Hard earned shillings
It is often the odd things that can most cause a sense of personal hurt. Things like a conversation during Brian Friel’s Philadelphia, Here I Come! that raises smiles among theatre audiences.
Gar O’Donnell who works for his father, the village shopkeeper in the rural Donegal of the early 1960s, aspires to marry the affluent, middle class Kate Doogan, daughter of a member of the Irish Senate. Kate is anxious that Gar have an income sufficient to support them.
“You’ll have to see about getting more money.”
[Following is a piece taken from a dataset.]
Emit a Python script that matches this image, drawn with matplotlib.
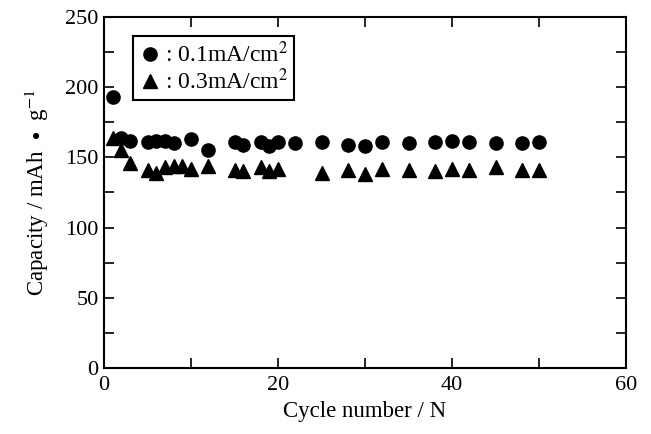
import matplotlib
matplotlib.use("Agg")
import matplotlib.pyplot as plt
from matplotlib.ticker import MultipleLocator

plt.rcParams['font.family'] = ['Liberation Serif', 'DejaVu Serif']
plt.rcParams['mathtext.fontset'] = 'stix'

# 0.1 mA/cm2
cyc_01 = [1, 2, 3, 5, 6, 7, 8, 10, 12, 15, 16, 18, 19, 20, 22, 25, 28, 30, 32, 35, 38, 40, 42, 45, 48, 50]
cap_01 = [193, 164, 162, 161, 162, 161.5, 160, 163, 155, 161, 159, 161, 158, 161, 160, 161, 159, 158, 161, 160, 161, 161.5, 161, 160, 160, 161]

# 0.3 mA/cm2
cyc_03 = [1, 2, 3, 5, 6, 7, 8, 9, 10, 12, 15, 16, 18, 19, 20, 25, 28, 30, 32, 35, 38, 40, 42, 45, 48, 50]
cap_03 = [164, 155, 146, 141, 139, 143, 144, 144, 142, 144, 141, 140, 143, 140, 142, 139, 141, 138, 142, 141, 140, 142, 141, 143, 141, 141]

fig = plt.figure(figsize=(6.51, 4.34), dpi=100)
ax = fig.add_axes([0.1598, 0.152, 0.8018, 0.809])

ax.plot(cyc_01, cap_01, 'o', color='black', markersize=9.5, linestyle='none',
        label=': 0.1mA/cm$^2$')
ax.plot(cyc_03, cap_03, '^', color='black', markersize=10, linestyle='none',
        label=': 0.3mA/cm$^2$')

ax.set_xlim(0, 60)
ax.set_ylim(0, 250)
ax.xaxis.set_major_locator(MultipleLocator(20))
ax.xaxis.set_minor_locator(MultipleLocator(10))
ax.yaxis.set_major_locator(MultipleLocator(50))
ax.yaxis.set_minor_locator(MultipleLocator(25))
ax.tick_params(which='both', direction='in', top=True, right=True, labelsize=16, width=1.2, length=7)
ax.tick_params(axis='x', pad=6)
ax.tick_params(axis='y', pad=4)
for s in ax.spines.values():
    s.set_linewidth(1.5)

ax.set_xlabel('Cycle number / N', fontsize=16.5, labelpad=4)
ax.set_ylabel('Capacity / mAh  $\\bullet$  g$^{-1}$', fontsize=16.5, labelpad=10)

leg = ax.legend(loc='upper left', bbox_to_anchor=(0.056, 0.946), fontsize=17,
                handletextpad=0.2, handlelength=0.9, borderpad=0.25,
                labelspacing=0.05, fancybox=False, framealpha=1, borderaxespad=0)
leg.get_frame().set_edgecolor('black')
leg.get_frame().set_linewidth(1.5)

fig.savefig('out.png', dpi=100)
“Of course I’ll see about getting more money! Haven’t I told you I’m going to ask for a rise?”
“But will he -?”
“I’ll get it; don’t you worry; I’ll get it. Besides I have a – a-a source of income that he knows nothing about – that nobody knows nothing about – knows anything about.”
“Investments? Like Daddy?”
“Well … sort of … You know when I go round the country every Tuesday and Thursday in the lorry?”
“Yes?”
“Well, I buy eggs direct from the farms and sell them privately to McLaughlin’s Hotel for a handsome profit but he knows nothing about it”.
“And how much do you make?”
“It varies – depending on the time of year”.
“Roughly”.
“Oh, anything from us 12/6 to £1″.
“Every Tuesday and Thursday?”
“Every month”.
Many people growing up in the country would have been familiar with the extra bit of income brought in by keeping chickens. My Nan kept free range hens that laid big brown eggs, these were collected each day and carefully wiped clean before being placed into cardboard trays. Each tray held dozens of eggs – the filling of them demanded hours of caring for hens and collecting and cleaning eggs. Every so often the egg man would come and collect the eggs, presumably to sell to somewhere else in the manner of Gar O’Donnell.
Having earned money doing jobs like selling vegetables, painting chicken houses, pumping petrol, cutting plants and hoeing fields at various times during student years, there is a sting in audience laughter at Gar earning shillings selling eggs.There were plenty of moments when an extra pound in the pocket at the end of the week would have been something very welcome, and a pound in the days of Gar O’Donnell was worth a lot more than a pound in the 1970s.
Perhaps the hurt is about personal memories, perhaps it runs deeper and is about a sense of being rural in the face of affluent and sophisticated urban dwellers.